At age 21, I got a job working for a small advertising company and began, through the generosity of the two partners, to learn about copy writing, design, marketing, media—all of the things I continue to use to this day. From there I developed a career in marketing, using my writing skills mostly for business but occasionally popping out a bad short story. By age 35 I was very successful as director of sales and marketing for a small company, but I was burned out, unhappy, and unfulfilled by my life. I had no time to think or reflect, no time to use my imagination for anything but solving someone else's business problems.

So, I quit. I floundered for a year (unconditionally loved and supported by my husband Matt), trying to decide what to do next. I wrote a short opinion piece on a whim and sent it to the Rocky Mountain News. When the editor called to say they would publish it, I was hooked. I knew that being a writer was about the biggest crapshoot possible, but with support from my husband, my friends, and a great writers' group, I decided to go for it anyway. I found every class I could about writing and publishing, and learned the craft of freelancing for magazines. I joined organizations for writers and offered my volunteer services anywhere I thought I might be able to learn something.

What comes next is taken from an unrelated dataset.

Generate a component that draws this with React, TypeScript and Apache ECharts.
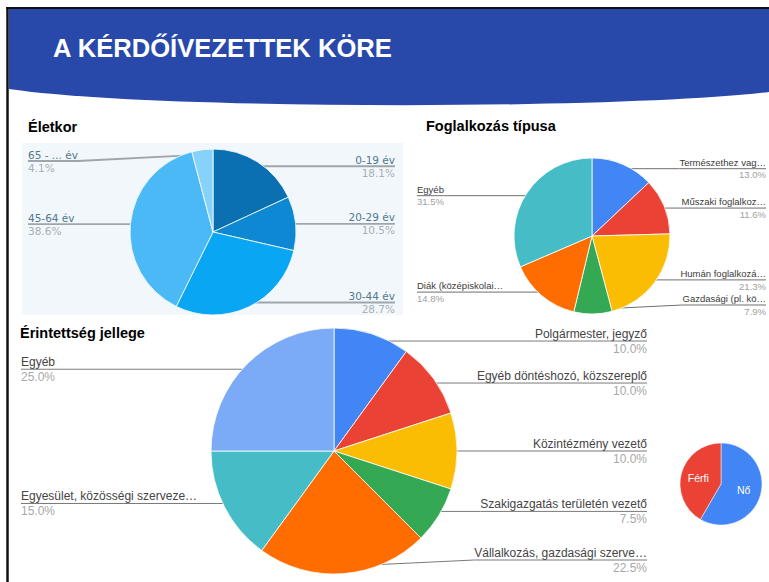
import React, { useEffect, useRef } from "react";
import * as echarts from "echarts";

// ---- data ----
const ageNames = ["0-19 év", "20-29 év", "30-44 év", "45-64 év", "65 - ... év"];
const ageValues = [18.1, 10.5, 28.7, 38.6, 4.1];
const ageColors = ["#0b70b2", "#0d88d3", "#08a6f3", "#4ab9f6", "#86d2fa"];

const jobNames = [
  "Természethez vag…",
  "Műszaki foglalkoz…",
  "Humán foglalkozá…",
  "Gazdasági (pl. kö…",
  "Diák (középiskolai…",
  "Egyéb",
];
const jobValues = [13.0, 11.6, 21.3, 7.9, 14.8, 31.5];
const jobColors = ["#4285f4", "#ea4335", "#fbbc04", "#34a853", "#ff6d01", "#46bdc6"];

const roleNames = [
  "Polgármester, jegyző",
  "Egyéb döntéshozó, közszereplő",
  "Közintézmény vezető",
  "Szakigazgatás területén vezető",
  "Vállalkozás, gazdasági szerve…",
  "Egyesület, közösségi szerveze…",
  "Egyéb",
];
const roleValues = [10.0, 10.0, 10.0, 7.5, 22.5, 15.0, 25.0];
const roleColors = ["#4285f4", "#ea4335", "#fbbc04", "#34a853", "#ff6d01", "#46bdc6", "#7baaf7"];

const genderNames = ["Nő", "Férfi"];
const genderValues = [58.4, 41.6];
const genderColors = ["#4285f4", "#ea4335"];

const pageTitle = "A KÉRDŐÍVEZETTEK KÖRE";
const chartTitles = ["Életkor", "Foglalkozás típusa", "Érintettség jellege"];

echarts.graphic.registerShape(
  "hdrShape",
  echarts.graphic.extendPath("M9 9 L769 9 L769 92 C620 110 150 110 9 89 Z", {})
);

type Cfg = {
  center: [number, number];
  r: number;
  k: number;
  left: number;
  right: number;
  minY: number;
  maxY: number;
};

function makeLayout(values: number[], cfg: Cfg) {
  const total = values.reduce((a, b) => a + b, 0);
  return (p: any) => {
    const i = p.dataIndex;
    let cum = 0;
    for (let k = 0; k < i; k++) cum += values[k];
    const ang = ((cum + values[i] / 2) / total) * 2 * Math.PI;
    const ax = cfg.center[0] + cfg.k * cfg.r * Math.sin(ang);
    const ay = cfg.center[1] - cfg.k * cfg.r * Math.cos(ang);
    const rightSide = ang < Math.PI;
    const y = Math.min(cfg.maxY, Math.max(cfg.minY, ay));
    const w = p.labelRect ? p.labelRect.width : 0;
    const outer = rightSide ? cfg.right : cfg.left;
    const inner = rightSide ? outer - w : outer + w;
    return {
      x: outer,
      y,
      align: rightSide ? "right" : "left",
      verticalAlign: "middle",
      labelLinePoints: [
        [ax, ay],
        [inner, y],
        [outer, y],
      ],
    };
  };
}

function labelledPie(
  names: string[],
  values: number[],
  colors: string[],
  cfg: Cfg,
  font: { family: string; size: number; lh: number; name: string; pct: string },
  line: { color: string; width: number }
) {
  return {
    type: "pie",
    center: cfg.center,
    radius: cfg.r,
    startAngle: 90,
    clockwise: true,
    avoidLabelOverlap: false,
    itemStyle: { borderColor: "#ffffff", borderWidth: 0.8 },
    label: {
      show: true,
      position: "outside",
      formatter: (p: any) => `{n|${p.name}}\n{p|${Number(p.value).toFixed(1)}%}`,
      rich: {
        n: { fontFamily: font.family, fontSize: font.size, lineHeight: font.lh, color: font.name },
        p: { fontFamily: font.family, fontSize: font.size, lineHeight: font.lh, color: font.pct },
      },
    },
    labelLine: { show: true, length: 4, length2: 4, smooth: false, lineStyle: line },
    labelLayout: makeLayout(values, cfg),
    emphasis: { disabled: true },
    data: names.map((n, i) => ({ name: n, value: values[i], itemStyle: { color: colors[i] } })),
  };
}

export default function App() {
  const ref = useRef<HTMLDivElement>(null);
  useEffect(() => {
    if (!ref.current) return;
    const chart = echarts.init(ref.current, undefined, { renderer: "svg" });
    const titleFont = "bold 14.5px 'Liberation Sans', Arial, sans-serif";
    chart.setOption({
      animation: false,
      backgroundColor: "#ffffff",
      graphic: [
        { type: "hdrShape", x: 0, y: 0, z: 0, style: { fill: "#2849aa" } },
        { type: "line", z: 1, shape: { x1: 6, y1: 8, x2: 769, y2: 8 }, style: { stroke: "#111", lineWidth: 2 } },
        { type: "line", z: 1, shape: { x1: 7.5, y1: 7, x2: 7.5, y2: 582 }, style: { stroke: "#111", lineWidth: 2.5 } },
        {
          type: "text",
          z: 2,
          x: 53,
          y: 48,
          style: {
            text: pageTitle,
            font: "bold 25.6px 'Liberation Sans', Arial, sans-serif",
            fill: "#ffffff",
            textAlign: "left",
            textVerticalAlign: "middle",
            align: "left",
            verticalAlign: "middle",
          },
        },
        { type: "rect", z: 0, shape: { x: 22, y: 143, width: 381, height: 172 }, style: { fill: "#f2f7fc" } },
        {
          type: "text",
          z: 2,
          x: 28,
          y: 127,
          style: { text: chartTitles[0], font: titleFont, fill: "#000", textVerticalAlign: "middle", verticalAlign: "middle" },
        },
        {
          type: "text",
          z: 2,
          x: 426,
          y: 126,
          style: { text: chartTitles[1], font: titleFont, fill: "#000", textVerticalAlign: "middle", verticalAlign: "middle" },
        },
        {
          type: "text",
          z: 2,
          x: 20,
          y: 333,
          style: { text: chartTitles[2], font: titleFont, fill: "#000", textVerticalAlign: "middle", verticalAlign: "middle" },
        },
      ],
      series: [
        labelledPie(
          ageNames,
          ageValues,
          ageColors,
          { center: [213, 232], r: 83, k: 0.94, left: 28, right: 395, minY: 161, maxY: 303 },
          { family: "'DejaVu Sans', Verdana, sans-serif", size: 10.5, lh: 13, name: "#54788b", pct: "#a6afb5" },
          { color: "#9ea6ac", width: 1.8 }
        ),
        labelledPie(
          jobNames,
          jobValues,
          jobColors,
          { center: [592, 236], r: 78, k: 0.94, left: 417, right: 766, minY: 150, maxY: 305 },
          { family: "'Liberation Sans', Arial, sans-serif", size: 9.5, lh: 12.5, name: "#3a3a3a", pct: "#a0a0a0" },
          { color: "#6f6f6f", width: 1 }
        ),
        labelledPie(
          roleNames,
          roleValues,
          roleColors,
          { center: [334, 451], r: 123, k: 0.94, left: 21, right: 647, minY: 330, maxY: 560 },
          { family: "'Liberation Sans', Arial, sans-serif", size: 12, lh: 15, name: "#444444", pct: "#a8a8a8" },
          { color: "#7a7a7a", width: 1 }
        ),
        {
          type: "pie",
          center: [721, 484],
          radius: 41,
          startAngle: 90,
          clockwise: true,
          itemStyle: { borderColor: "#ffffff", borderWidth: 0.5 },
          label: {
            show: true,
            position: "inside",
            formatter: "{b}",
            color: "#ffffff",
            fontFamily: "'Liberation Sans', Arial, sans-serif",
            fontSize: 10.5,
          },
          labelLine: { show: false },
          emphasis: { disabled: true },
          data: genderNames.map((n, i) => ({ name: n, value: genderValues[i], itemStyle: { color: genderColors[i] } })),
        },
      ],
    });
    return () => chart.dispose();
  }, []);
  return (
    <div
      ref={ref}
      style={{ position: "fixed", left: 0, top: 0, width: 769, height: 582 }}
    />
  );
}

Within a year I'd had a couple of lucky breaks, getting an essay published in Mademoiselle and a short story published in Byline, a small but wonderful magazine for beginning writers. I developed relationships with regional and national magazines, writing on assignment for them regularly, and began to write my first novel, which is another lucky-break kind of story.

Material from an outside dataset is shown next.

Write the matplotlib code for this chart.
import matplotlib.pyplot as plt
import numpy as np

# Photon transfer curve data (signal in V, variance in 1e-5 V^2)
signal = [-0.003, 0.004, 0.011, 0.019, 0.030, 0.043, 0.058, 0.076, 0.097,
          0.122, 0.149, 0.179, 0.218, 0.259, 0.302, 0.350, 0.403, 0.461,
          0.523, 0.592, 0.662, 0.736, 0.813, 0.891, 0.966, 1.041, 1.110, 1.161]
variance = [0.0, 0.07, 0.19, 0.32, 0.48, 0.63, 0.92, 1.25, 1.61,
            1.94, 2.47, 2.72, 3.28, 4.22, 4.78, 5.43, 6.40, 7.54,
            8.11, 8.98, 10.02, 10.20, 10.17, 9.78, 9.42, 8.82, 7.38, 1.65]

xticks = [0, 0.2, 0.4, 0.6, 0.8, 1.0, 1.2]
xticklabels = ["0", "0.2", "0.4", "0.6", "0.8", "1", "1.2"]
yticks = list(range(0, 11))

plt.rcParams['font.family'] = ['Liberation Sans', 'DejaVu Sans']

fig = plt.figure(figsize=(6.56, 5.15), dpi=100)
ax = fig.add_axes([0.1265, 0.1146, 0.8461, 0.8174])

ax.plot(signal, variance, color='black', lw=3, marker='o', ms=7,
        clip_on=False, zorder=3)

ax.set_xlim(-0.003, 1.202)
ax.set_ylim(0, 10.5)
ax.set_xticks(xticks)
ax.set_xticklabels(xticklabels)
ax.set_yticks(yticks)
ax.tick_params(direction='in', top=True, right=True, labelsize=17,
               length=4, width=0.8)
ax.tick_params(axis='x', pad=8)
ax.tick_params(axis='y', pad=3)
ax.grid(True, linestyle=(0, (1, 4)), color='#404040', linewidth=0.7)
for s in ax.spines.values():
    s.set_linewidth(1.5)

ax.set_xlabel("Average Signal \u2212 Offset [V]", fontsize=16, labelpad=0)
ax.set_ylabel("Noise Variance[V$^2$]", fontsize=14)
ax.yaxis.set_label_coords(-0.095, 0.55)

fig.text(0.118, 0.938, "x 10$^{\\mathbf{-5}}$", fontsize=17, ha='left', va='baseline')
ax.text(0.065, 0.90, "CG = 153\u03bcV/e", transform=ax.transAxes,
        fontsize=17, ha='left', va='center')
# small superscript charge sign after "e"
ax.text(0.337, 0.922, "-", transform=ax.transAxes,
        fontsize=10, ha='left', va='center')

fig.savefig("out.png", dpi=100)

While attending the Denver Publishing Institute in the summer of 1997, I met many wonderful people, including one who was a volunteer reader for Graywolf Press in Minnesota. She took the short story from Byline to Graywolf and they emailed me, saying they liked the story and was I planning to write a novel based on it? If so, they'd love to see it when I was finished. Of course I said that indeed I was planning to, even though I hadn't even started. It took me two years to finish it, and I sent it off to an agent I'd met at the Publishing Institute. When I didn't hear back for a month or so, I began writing a new novel to take my mind off of it. I knew almost immediately that the new book, which would become Riding with the Queen, was better than the first, so I wasn't all that disappointed when finally, after keeping my manuscript for four months, the agent sent a rejection letter. I filed the old manuscript in a drawer and kept chugging on the new project.

My writing life has been blessed with good fortune and wonderful people. After the Publishing Institute, I interned for Jody Rein*, a literary agent in Littleton, Colorado. Jody read an early manuscript for Riding with the Queen and offered to represent it. I was flabbergasted. Jody was a nonfiction agent, and a damned good one. I thought she might give me a few pointers and suggest a fiction agent to send it to, so I was, and am, incredibly grateful that she took it on. With Jody's help, I revised the manuscript more times than I'd like to admit. After receiving a handful or two of rejections and doing even more revision, Riding with the Queen was picked up by NAL the day after my birthday, making it officially the best birthday ever.

Finally having my book published was worth every rejection and every moment of doubt. It was worth losing half our household income when I quit my job, worth starting over at the age of 35, and worth working for years in isolation. When Jody called to say NAL wanted Riding with the Queen, I was so overjoyed I didn't know if I'd be able to stand it. Matt and I had just moved to Portland, Oregon, and I was driving through this gorgeous forest above the city with one of my best friends, Sherry Brown, who had kept me going through the course of writing the book. She and I (with Jody on the cell phone, which kept cutting out) screamed and laughed and cried for a while, and I went out that night to celebrate with Matt and Sherry. Then I went back to work on revisions, and thinking of how to get the book into the hands of as many readers as possible, and what I should write next. Like, oh yeah, this is what I do now. And the amazing part is, it IS.

The writing life is hard—we who try it subsist on a steady diet of self-doubt and rejection. I must have sent short stories out at least a hundred times and had only one published. But I knew I had to write fiction. I had a strong set of beliefs that pulled me through:
-Perseverance furthers.
-Learning all you can is key.
-If you have a natural proclivity for writing and you feel strongly that you have something to say, you have to do it.

You have to.

*NOTE: Jody is no longer accepting new clients, unfortunately.